Today, Id‘s single joke revolves around “mess hall” food. (Insert “cafeteria”, or “school lunch”, or any sort of mass-produced meal providery you like.) In the first panel, Sir Rodney tells the King, seated on his magistrate’s bench, that “The jury wants to be fed.” Without any apparent malice, the King replies, rather straightforwardly, “Send them to the mess hall.”< The job of the first panel is to set the scene for the punch line. Some especially skillful writers like to weave an extra joke in, whether a simple non sequitur or some oddball dialogue line. Id effectively wastes 1/3 of the space on nothing humorous. In fact, we’re in a courtroom talking about a jury, so we’re actively retreating from the humor threshold. There’s a lot of ground to make up here; let’s watch.
In the second panel, Rodney says “Yes, Sire,” carrying his scribble-covered clipboard towards the room imaginatively marked “Jury”. By Rodney’s foot you’ll find an Id standby: vague motion lines, that in this case seem to indicate that Rodney is walking backwards. In the third panel, Rodney pokes his head out of the jury room and tells the King, “They just reached a verdict.” The King, nonplussed, seems to entreat the audience: Well, whatta ya gonna do?
The answer, of course, is respond. A good rule of thumb is that double punch lines make for funnier comic strips. It’s a big job to cram anything funny into three-by-nine inches of newsprint, and wasting any space is an indication that the writer is simply lazy. Most funny multi-panel strips will deliver a punch line in the last panel, and then follow it up with a counter-punch line, effectively doubling the comedy. This is a factor of timing, and the way that the layout on the page shapes the rhythm in which we read. A sharp retort to the punchline can be twice as funny, since it’s absurdity building upon previously established absurdity. The gain is logarithmic.
Id goes for the easy out: breaking the fourth wall. The King stares out, in effect raising his hands in mock surrender while the rimshot sounds off-screen. The only thing worse for comedy than drawing attention to the joke would be to laugh at it.
The first stumbling block to the strip is the fact that, at first glance, it doesn’t make any sense. There’s no logic connecting the jury being hungry with them reaching a verdict. Why would they reach a verdict when they’re about to break for lunch? Don’t they want a break from deliberation? Anyone who isn’t smart enough to get out of jury duty surely would welcome a chance for free food and less work. So what, then, drives their sudden unanimity?
Perhaps the jury is testing the King, first asking for a meal, then changing their mind. Perhaps they’ve seen that the King will grant them their request for lunch, so they feel comfortable turning their decision regarding the fate of an accused criminal over to his jurisprudence. The intended joke, I believe, is that the jury is so afraid of the concept of eating at the “mess hall” that they’d rather get out of deliberations as soon as possible.

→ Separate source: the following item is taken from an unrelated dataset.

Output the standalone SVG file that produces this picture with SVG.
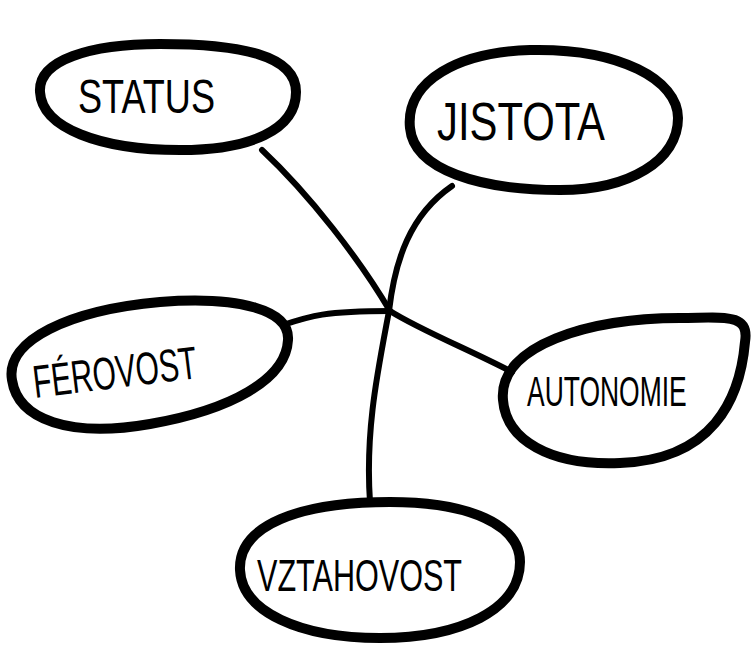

This is a risky gambit for Brant Parker. First, it assumes that the audience both (a) knows that the jury reaching a verdict would get them out of there; and (b) know that “mess halls” have a reputation for featuring bad food. Jokes based on clichés like this, as Id and its compatriots often are, increasingly run the risk of failure because (a) the older the cliché gets, the stupider it is to the audience as the basis for a joke; and (b) the older the cliché gets, the more likely that a younger generation won’t be familiar with it. It’s like at AMC movie theatres, where an on-screen advertisement for their gift card uses the slogan “Our gift certificate is quite a card.” The ad copy visibly strains to make a pun, using an archaic definition of the word “card” that’s #7 in the dictionary. The strain is more distracting than the ad is enticing.
As we’ll see as we examine more of the worst in newspaper comic strips, even poorly-conceived or badly-written strips can be saved with a revision to the last panel. If we give Brant Parker the benefit of the doubt and agree that this particular joke is clearly the best possible concept for today’s strip (and I’d hate to see what it beat out), we can add a second, funnier punch line. This makes the dumb punch line essentially a setup line for the second one, so it’s forgiven for being so dumb. Adding a second punch line often works, but only if it’s got something to build on:
Rodney: The jury wants to be fed.
King: Take them to the mess hall.
Rodney: Yes, Sire.
Rodney: They just reached a verdict.
King: I’m not going to execute the chef!
More effective is to rewrite the entire last panel:
Rodney: The jury wants to be fed.
King: Take them to the mess hall.
Rodney: Yes, Sire.
Rodney: They say they’d rather starve.
King: Then lock the door and leave the bastards!